Panel A.08 — Mapping School Segregation

Convenors Andrea Parma (Polytechnic of Milan); Debora Mantovani (University of Bologna)

Keywords school segregation, educational inequalities, school choice

 

Many European countries have recently promoted political reforms aimed at liberalizing the public education sector introducing schools’ autonomy and school choice (Whitty 2010), which should have reduced the relationship between residential and school segregation: parents and their children have acquired freedom of choice, which has also nurtured competition between schools.

Paradoxically, a side effect of these reforms has been an intensification of inequalities. Research has stressed that middle- and upper-class families are highly engaged in school selection strategies (Van Zanten and Obin 2010). In particular, they are more likely to avoid schools where there is a high concentration of socio-economic and culturally disadvantaged students and/or foreign-origin pupils by either enrolling their children in private fee-based schools or selecting public schools located outside their catchment area with a low concentration of groups perceived as disadvantaged. This can lead to exacerbate the uneven distribution of students with certain characteristics between schools and give rise to so-called “ghetto schools”.

Educational inequalities may also be encouraged by school systems based on tracking: academic vs. vocational institutes. The former are characterized by students with higher educational performances detected by international and national standardized tests (Oecd 2019; Invalsi 2022). Furthermore, if tracking – usually implemented in high school – is aimed at adjusting curriculum to students’ interests, empirical evidence stresses that native and middle- and upper-class children are more likely to attend an academic track – which leads to tertiary education – whereas students with disadvantaged families and/or with a migratory background are more likely to opt for a vocational track – which permit to achieve educational credentials required to enter immediately the labour market.

Additionally, analysis about school segregation should not be reduced to the most visible between-school disparity but should also be investigated as differences within schools. Indeed, in order to avoid the “school flight” strategy – the phenomenon played by socio-economic and culturally advantaged families consisting in withdrawing their children from the mixed-race public schools (Boterman et al. 2019) – principals may opt for grouping pupils belonging to poor socio-economic and/or ethnic families in some classes.

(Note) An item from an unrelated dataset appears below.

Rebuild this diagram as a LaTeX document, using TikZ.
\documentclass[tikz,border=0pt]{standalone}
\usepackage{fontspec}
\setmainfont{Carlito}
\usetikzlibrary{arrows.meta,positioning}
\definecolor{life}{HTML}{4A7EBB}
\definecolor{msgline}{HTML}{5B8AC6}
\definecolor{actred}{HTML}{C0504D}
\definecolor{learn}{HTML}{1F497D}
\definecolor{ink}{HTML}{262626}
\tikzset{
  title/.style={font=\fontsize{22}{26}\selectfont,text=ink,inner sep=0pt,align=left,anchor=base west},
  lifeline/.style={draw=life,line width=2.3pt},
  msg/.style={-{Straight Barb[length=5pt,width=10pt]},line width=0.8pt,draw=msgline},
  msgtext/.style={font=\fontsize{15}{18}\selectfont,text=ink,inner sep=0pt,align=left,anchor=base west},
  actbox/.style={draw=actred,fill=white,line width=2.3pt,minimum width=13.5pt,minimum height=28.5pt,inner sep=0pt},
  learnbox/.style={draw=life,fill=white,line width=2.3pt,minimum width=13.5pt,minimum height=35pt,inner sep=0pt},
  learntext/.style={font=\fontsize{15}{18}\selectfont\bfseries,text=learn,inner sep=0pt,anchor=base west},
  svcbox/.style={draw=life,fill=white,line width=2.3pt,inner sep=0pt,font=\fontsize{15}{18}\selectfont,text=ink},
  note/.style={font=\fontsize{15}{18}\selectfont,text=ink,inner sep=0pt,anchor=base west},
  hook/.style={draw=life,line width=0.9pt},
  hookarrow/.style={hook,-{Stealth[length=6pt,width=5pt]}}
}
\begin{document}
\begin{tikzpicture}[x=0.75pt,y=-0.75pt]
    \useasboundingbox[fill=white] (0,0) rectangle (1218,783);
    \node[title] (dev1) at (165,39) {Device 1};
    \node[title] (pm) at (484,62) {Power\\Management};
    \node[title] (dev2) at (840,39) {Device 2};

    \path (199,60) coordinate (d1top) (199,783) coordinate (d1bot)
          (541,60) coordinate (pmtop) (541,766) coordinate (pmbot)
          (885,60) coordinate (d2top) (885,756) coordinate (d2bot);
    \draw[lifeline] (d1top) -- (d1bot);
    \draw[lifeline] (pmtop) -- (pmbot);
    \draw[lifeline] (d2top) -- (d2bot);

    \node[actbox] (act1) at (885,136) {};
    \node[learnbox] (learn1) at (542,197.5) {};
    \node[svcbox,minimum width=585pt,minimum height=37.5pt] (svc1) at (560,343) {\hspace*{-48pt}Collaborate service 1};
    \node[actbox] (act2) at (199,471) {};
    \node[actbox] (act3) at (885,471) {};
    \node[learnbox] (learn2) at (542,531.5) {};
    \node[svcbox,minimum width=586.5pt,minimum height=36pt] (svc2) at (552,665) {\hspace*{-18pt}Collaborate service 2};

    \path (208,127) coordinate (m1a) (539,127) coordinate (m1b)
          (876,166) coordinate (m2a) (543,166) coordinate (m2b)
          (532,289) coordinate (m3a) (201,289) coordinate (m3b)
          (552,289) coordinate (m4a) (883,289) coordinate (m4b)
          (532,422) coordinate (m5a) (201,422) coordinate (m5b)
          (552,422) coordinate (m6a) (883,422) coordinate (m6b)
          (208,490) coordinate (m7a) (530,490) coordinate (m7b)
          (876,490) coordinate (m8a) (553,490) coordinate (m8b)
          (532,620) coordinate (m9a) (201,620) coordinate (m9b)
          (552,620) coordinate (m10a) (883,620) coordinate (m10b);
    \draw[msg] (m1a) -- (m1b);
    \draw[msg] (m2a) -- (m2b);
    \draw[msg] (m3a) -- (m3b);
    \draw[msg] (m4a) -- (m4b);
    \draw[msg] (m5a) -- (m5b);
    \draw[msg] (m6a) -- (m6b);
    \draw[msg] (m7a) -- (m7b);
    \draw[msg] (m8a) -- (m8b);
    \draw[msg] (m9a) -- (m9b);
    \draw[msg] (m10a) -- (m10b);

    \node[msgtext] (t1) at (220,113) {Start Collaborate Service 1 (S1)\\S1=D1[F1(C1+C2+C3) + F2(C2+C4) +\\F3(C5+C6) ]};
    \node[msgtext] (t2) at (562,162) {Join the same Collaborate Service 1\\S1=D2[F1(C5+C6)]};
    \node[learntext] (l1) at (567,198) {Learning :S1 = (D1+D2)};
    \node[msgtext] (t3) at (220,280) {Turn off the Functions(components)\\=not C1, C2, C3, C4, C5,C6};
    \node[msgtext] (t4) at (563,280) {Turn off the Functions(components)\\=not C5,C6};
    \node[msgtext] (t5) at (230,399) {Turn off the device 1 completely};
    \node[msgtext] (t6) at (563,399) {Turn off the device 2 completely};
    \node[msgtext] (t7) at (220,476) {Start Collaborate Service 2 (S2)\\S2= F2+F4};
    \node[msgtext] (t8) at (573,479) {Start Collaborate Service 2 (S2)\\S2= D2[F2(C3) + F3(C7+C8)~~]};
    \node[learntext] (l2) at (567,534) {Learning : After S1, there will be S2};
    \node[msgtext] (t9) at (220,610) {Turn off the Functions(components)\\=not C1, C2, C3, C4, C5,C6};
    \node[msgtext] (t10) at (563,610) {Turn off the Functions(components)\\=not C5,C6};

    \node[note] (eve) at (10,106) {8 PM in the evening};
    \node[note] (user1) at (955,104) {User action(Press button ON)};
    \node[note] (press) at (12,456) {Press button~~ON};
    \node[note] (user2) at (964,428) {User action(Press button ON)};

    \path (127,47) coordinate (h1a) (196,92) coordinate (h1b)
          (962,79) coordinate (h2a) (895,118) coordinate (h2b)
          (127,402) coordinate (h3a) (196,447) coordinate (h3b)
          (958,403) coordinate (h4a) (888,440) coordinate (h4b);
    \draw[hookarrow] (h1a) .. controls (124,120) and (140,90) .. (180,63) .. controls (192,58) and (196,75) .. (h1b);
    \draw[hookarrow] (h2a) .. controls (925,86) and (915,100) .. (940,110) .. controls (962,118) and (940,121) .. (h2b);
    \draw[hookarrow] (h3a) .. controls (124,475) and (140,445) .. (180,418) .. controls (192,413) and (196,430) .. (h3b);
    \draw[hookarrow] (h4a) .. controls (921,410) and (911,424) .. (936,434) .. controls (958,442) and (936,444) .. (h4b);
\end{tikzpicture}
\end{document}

Exploring school segregation in its multifaceted dimensions is relevant considering its consequences on pupils – especially those concentrated in “ghetto schools” – such as the potential presence of the so-called “school effect” on students’ learning achievements (Carbonaro et al. 2023; Dronkers 2007) and the impacts on students’ future educational trajectories (type of track chosen, decision to drop-outs).

This session aims to stimulate interdisciplinary knowledge exchange of the interrelation between school choice and the reproduction of educational inequality. In particular, this session will focus on the following topics:

– forms of social and/or ethnic school segregation;

– trends of change in educational segregation forms in metropolitan areas;

– comparative studies of educational segregation in different urban contexts;

– relationship between residential and school segregation and its determinants;

– exploration of the educational effects of segregation

– families’ school choice patterns and their consequences on school segregation;

– (un)even distribution of students among classes within schools.